From the Jewish Library: ‘The Rabbi’s Daughter’

The Rabbi’s Daughter, A Memoir by Reva Mann, (Dial Press, 2008)

By Sheila Orysiek 

Sheila Orysiek
Sheila Orysiek

RABBI'S DAUGHTERSAN DIEGO — Writing an unhappy review is never an easy or pleasant task.

Reva Mann makes the point (from the title onward) that she is the daughter and granddaughter of well known and respected rabbis.  Her constant reiteration of how important this lineage is in her life makes her decisions to reject what they taught her to be worthy in an ethical moral life all the more a conundrum – and a depravity.

Though the author uses the nom de plume “Reva Mann” (her real name, Reva Unterman) and changes the name of her grandfather (Isser Yehuda Unterman, former Chief Ashkenazi Rabbi of Israel) and father, (Morris Unterman, Rabbi of West End Marble Arch Synagogue, London) the reader would have no difficulty in discovering the true identities of all concerned.  Fortunately, neither of her illustrious forebears lived to read her book and if she truly loves and respects their memories, as she often states she does, she never would have included them in this sordid narrative.

This autobiography has the potential to tell an interesting story about someone who chooses to join a lifestyle – ultra religious Orthodox Judaism –  that is often an enigma to many people.  However, almost immediately the reader becomes aware of Mann’s fixation on graphic descriptions of her sexual activities.  She either felt the need to write with obscene detail because she thought it would help to sell the book or it is evidence of her continuing need to satisfy her self proclaimed addictions.  The book could have been so much more; it is sad that the author chose to make it so much less.

Mann blames her rebellion, which includes eagerly defiling the Bima of her father’s synagogue,  on a somewhat emotionally detached father, a distracted mother, and the family sorrow over her sister who was mentally disabled at birth.   Her turn away from the values of her family leads to expulsion from a Jewish boarding school and to the self destructive world of drugs and gross sexual promiscuity.  Then, she moves from her home in London to Jerusalem to attend a school for a career in midwifery.  In a rather twisted attempt at redemption, she decides to embrace the strictest of Jewish Orthodoxy and seek a husband within that community – hoping he will lead her to a life of righteousness.

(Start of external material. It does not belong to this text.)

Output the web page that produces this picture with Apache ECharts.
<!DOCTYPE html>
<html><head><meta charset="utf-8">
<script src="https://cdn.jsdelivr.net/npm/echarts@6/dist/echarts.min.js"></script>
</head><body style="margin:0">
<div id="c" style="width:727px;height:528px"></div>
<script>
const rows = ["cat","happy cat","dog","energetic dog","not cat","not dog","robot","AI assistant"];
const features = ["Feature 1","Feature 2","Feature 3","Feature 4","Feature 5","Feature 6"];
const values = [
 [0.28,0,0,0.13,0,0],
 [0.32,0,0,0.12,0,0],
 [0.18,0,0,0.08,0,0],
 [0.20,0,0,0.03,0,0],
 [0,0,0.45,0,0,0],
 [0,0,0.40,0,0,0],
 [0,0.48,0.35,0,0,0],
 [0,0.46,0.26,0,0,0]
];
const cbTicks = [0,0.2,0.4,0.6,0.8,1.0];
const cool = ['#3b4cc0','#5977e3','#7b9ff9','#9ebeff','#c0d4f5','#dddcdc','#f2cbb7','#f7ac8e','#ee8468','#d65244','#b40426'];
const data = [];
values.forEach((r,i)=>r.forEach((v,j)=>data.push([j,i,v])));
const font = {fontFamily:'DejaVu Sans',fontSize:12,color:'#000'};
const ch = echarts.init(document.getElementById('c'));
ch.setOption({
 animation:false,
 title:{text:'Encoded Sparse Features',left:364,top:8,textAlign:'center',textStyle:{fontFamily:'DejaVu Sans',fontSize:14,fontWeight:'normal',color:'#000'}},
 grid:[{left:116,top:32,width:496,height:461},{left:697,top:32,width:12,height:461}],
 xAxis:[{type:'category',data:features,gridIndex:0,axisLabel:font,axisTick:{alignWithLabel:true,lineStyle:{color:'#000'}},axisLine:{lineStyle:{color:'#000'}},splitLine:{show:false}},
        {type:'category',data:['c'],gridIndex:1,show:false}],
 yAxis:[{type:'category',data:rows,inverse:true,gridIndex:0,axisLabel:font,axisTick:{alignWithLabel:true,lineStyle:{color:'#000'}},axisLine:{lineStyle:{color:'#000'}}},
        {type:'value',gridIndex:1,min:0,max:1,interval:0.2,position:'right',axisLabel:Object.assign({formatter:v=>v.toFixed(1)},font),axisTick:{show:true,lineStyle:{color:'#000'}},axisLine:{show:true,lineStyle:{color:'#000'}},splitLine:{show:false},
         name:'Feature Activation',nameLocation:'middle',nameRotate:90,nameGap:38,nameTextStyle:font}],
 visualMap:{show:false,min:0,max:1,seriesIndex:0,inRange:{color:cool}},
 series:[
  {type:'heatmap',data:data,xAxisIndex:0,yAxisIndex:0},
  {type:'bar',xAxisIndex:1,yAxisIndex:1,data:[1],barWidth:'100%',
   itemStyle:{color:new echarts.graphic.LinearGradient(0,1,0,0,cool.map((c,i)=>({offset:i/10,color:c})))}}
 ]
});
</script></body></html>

When after marrying a Torah scholar (and having three children), she finds she can no longer cope with the rigorous religious constraints – she handily blames her husband though she sought out that lifestyle – and him – fully aware of all that entailed.  She finds her former life of drugs and sex irresistible and she eagerly re-embraces it.  Out goes the husband (divorce), in comes the babysitter and off she goes with a man she barely knows to a life of wandering about with him.

There are further health and emotional challenges, including the boyfriend abandoning her.  The end of the book finds her on a trip to India with her children, still divorced, sitting in a Hasidic Succoth, and “happy.”

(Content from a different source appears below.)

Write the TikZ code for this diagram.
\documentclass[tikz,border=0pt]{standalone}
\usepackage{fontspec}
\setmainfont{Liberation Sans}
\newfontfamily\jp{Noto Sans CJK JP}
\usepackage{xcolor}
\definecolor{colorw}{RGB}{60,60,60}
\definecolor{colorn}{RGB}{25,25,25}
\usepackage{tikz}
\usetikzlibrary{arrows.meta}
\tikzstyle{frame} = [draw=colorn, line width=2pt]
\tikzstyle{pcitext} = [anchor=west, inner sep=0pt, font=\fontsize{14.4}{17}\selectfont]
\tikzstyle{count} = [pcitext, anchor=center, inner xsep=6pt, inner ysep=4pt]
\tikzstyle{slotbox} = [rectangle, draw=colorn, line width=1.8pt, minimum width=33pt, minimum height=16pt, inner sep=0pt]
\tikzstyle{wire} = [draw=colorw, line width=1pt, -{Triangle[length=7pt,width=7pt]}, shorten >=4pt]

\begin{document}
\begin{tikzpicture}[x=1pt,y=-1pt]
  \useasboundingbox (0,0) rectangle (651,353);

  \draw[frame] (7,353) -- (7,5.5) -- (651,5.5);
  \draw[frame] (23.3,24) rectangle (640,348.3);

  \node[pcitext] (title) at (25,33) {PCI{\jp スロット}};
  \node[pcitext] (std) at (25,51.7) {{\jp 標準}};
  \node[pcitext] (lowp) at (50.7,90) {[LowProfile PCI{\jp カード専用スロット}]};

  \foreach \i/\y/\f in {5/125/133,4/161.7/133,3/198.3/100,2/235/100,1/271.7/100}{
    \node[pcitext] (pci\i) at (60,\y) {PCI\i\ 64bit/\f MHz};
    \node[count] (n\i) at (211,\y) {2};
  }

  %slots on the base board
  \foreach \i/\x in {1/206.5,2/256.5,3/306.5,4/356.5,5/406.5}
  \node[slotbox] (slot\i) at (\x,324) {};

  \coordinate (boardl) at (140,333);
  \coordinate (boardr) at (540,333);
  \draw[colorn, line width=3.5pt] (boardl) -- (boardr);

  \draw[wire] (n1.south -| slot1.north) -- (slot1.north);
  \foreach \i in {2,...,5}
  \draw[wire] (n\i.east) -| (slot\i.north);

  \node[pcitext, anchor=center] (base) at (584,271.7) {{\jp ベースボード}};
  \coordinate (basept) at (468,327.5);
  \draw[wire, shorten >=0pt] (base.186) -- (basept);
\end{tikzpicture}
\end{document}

One cannot question a memoir – another person’s life is what it is.  But what I do question are the repeated detailed descriptions of her sexual appetites and encounters.  This degree of overwrought specificity goes well beyond necessity in any normal storytelling.  Thus, the entire memoir becomes tainted and the reader begins to question the writer’s intent.  It’s no longer about telling the story of her life – but becomes a part of her need to satiate  her addictions and the reader joins the list of her victims.